Anyway, you try out this color palette. It includes pthalo blue. You have never used pthalo blue, but you try it once, twice, three times all with the same miserable result. You and pthalo blue are not meant to be.

This doesn't mean you're not a good artist and painter because you can't paint with someone else's color palette, which most certainly evolved over their career.

It does mean you have a unique background and knowledge you bring to your work that no one else has. You have experience mixing colors and putting down brushstrokes that no one else has.

 Here's the thing. You cannot paint like anyone else nor should you try.

  

Monday, March 25

Seven Sins of Painting

Oregon Coast
Watercolor on Art Board
Copyright 2013
Today's blog is about overcoming bad habits. I have at least one of these habits now and have had all of them at one time or another. I blog about this to help me remember not to do these things. Or at least to work on not doing them so much. 

Otherwise, I find myself going back to my old habits. What are those habits?
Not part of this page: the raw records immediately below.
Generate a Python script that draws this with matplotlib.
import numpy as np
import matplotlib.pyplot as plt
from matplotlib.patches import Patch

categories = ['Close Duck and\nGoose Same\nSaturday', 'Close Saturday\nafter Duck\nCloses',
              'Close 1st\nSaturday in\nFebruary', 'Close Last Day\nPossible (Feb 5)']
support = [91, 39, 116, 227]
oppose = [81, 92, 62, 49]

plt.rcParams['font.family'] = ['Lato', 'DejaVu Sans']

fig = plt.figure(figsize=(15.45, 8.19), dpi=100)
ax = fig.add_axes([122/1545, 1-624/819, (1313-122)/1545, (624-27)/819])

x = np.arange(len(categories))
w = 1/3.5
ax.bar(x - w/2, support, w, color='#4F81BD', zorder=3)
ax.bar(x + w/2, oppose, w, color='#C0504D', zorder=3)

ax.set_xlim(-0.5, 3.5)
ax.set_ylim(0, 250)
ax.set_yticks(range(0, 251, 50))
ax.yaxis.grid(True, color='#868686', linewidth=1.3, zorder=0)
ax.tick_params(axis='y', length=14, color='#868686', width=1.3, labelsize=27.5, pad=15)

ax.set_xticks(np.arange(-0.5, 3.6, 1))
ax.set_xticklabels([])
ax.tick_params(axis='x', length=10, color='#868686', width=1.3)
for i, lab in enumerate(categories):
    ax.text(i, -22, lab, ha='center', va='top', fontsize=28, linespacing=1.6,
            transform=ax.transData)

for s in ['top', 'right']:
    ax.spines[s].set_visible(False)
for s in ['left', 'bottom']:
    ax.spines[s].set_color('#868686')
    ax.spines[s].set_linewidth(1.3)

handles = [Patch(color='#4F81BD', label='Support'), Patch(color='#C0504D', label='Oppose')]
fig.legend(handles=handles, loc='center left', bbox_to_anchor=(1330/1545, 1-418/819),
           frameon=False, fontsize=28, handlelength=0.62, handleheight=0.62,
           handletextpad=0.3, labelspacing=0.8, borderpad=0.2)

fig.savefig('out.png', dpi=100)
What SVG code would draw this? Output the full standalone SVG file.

I like to call them the seven sins of painting:

- Over-reliance on photos, which is a crutch for actually seeing

- Not using your artist's license--you do have the right to make any changes you please

- Putting too much detail in the initial sketch or underdrawing, which sets you off on the wrong path

- Not seeing the lights and darks or worse--not painting them as major elements

- Beginning by painting one thing or area in detail rather than first blocking-in the whole thing

- Holding your brush like a pencil and painting tightly all scrunched up

- Finally, over-working or over-painting or whatever you may call it--it's when you don't know when to stop, so you just keep changing and painting and adding details that ultimately ruin your work

The goal I have for my work is to paint freely and boldly so viewers will be drawn into my paintings. If this is your goal, too, then we both need to stop it!